Miercoles, 01 de Mayo del 2024
Jueves, 29 Abril 2021 03:14

El collar de la reina

El collar de la reina Escrito Por :   Francisco Baeza Vega

La mañana del 16 de octubre de 1793, en su celda en La Conciergerie, María Antonieta, la viuda de Luis XVI, acarició por última vez su cuello, ese cogote del que alguna vez colgaron las joyas más lujosas y por el que ahora escurría helado sudor, el mismo que en unas horas sería atravesado por la afilada navaja de la guillotina. (Su cabeza, contarían los testigos, sería exhibida por el verdugo; la víctima aún reservaría un último latido para sonreír, parpadear o sonrojarse, a saber. ¡Excelente trabajo, M. Sanson!).


 

Antes de ceñirse su último atuendo, un sencillo vestido blanco que hacía juego con la cuerda de yute que ataría sus manos, María Antonieta era sinónimo de glamour; la reina no estaba a la moda, era la moda: ataviada siempre con los mejores vestidos –a la sazón, vestidos muy ligeros, “tanto que difícilmente resistirían el peso de la corona”, según su familia– y decorada con zapatillas y abanicos que eran verdaderas obras de arte, Mme. Déficit provocaba la furia de sus súbditos, quienes a duras penas podían llevar pan a sus mesas. (Entonces, Aspen no era el destino turístico favorito de la clase gobernante. De haberlo sido, hubiéramos visto esquiar a los borbones).

 

A finales de los 80 corrió el rumor de que María Antonieta había adquirido su penúltima joya, la más lujosa: un costosísimo collar fabriqué en Boehmer & Bassenge, una fina pieza compuesta por 647 diamantes, valuada en 2 millones de libras.

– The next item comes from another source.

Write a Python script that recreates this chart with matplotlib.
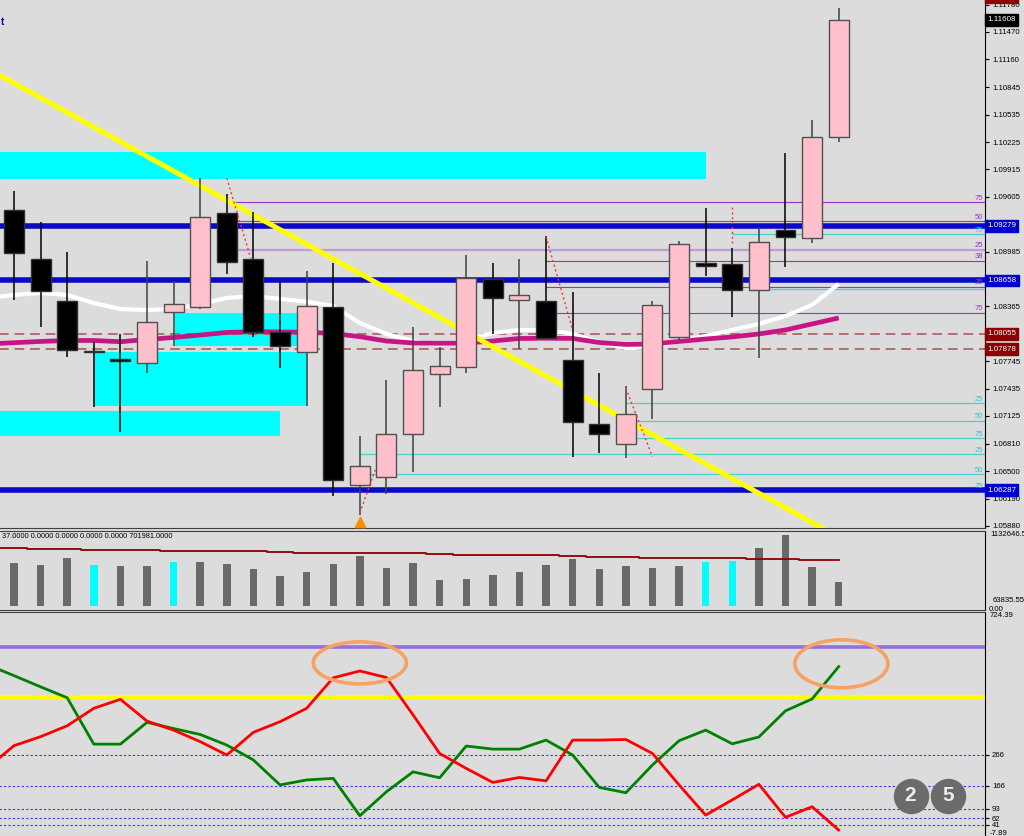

En un país donde la mayoría de los ciudadanos vivían con la centésima parte de una libra al mes, que su reina se paseara con el quién-sabe-cuánto por ciento del PIB en el escote indignaba.

 

María Antonieta, sin embargo, era inocente de tal acusación; no era ella la propietaria del collar sino una tal Jeanne Valois-La Motte, una señoritinga que alardeaba de sus pretendidas conexiones con lo más alto del poder político de Francia, quien lo había conseguido tramposamente gracias a la ingenuidad del cardenal Rohan, el prelado más importante del país. Increíblemente, La Motte se las había ingeniado para convencer a Rohan de que a cambio de que él firmara como aval de María Antonieta para comprar la joya ésta recomendaría a Luis XVI que lo nombrara primer ministro. La reina no tenía el (dis)gusto de conocer a quien, en su nombre, operaba el cochupo más infame ni contemplaba susurrarle al rey el nombre de nadie, por supuesto, y definitivamente, no planeaba adquirir semejante adorno.

 

La Motte era astuta, sin duda, y Rohan, un estúpido; y Boehmer y Bassange, las víctimas necesarias del engaño, de lo que Zweig llamaría “la farsa más descarada de la historia”. ¡Menuda sorpresa se llevaron en Versalles cuando los joyeros, preocupados por no haber recibido ningún pago por la venta del collar, les enviaron la factura! ¡La cara que habrá puesto Luis XVI! ¡La que habrá puesto María Antonieta! La que puso Rohan cuando, creyéndole partícipe del negociazo, el rey ordenó su arresto al tiempo que La Motte, enterada de la suerte del cardenal, ponía pies en polvorosa.

 

El affair del collar tuvo un efecto devastador en la reputación de la familia real: en medio de una crisis social inédita, avanzando hacia la revolución, sus gobernantes se las gastaban discutiendo sobre la propiedad de un collar que valía una fortuna. La opinión pública señaló con su dedo famélico, amenazante, a su frívola reina: de su noble cuello no volvería a colgar ninguno.

 

El escándalo del collar marcó un parteaguas en la historia de Francia: a partir de que se hizo público, el tiempo –tic, tac; tic, tac– corrió en contra de Luis XVI y de María Antonieta. Escribe Alexander Dumas:

 

“[Entonces,] todo cambió: Francia era como un viejo reloj de arena que durante un milenio había marcado la hora de la realeza; el dedo del Señor le dio la vuelta y a partir de entonces, marcaría la hora del pueblo”.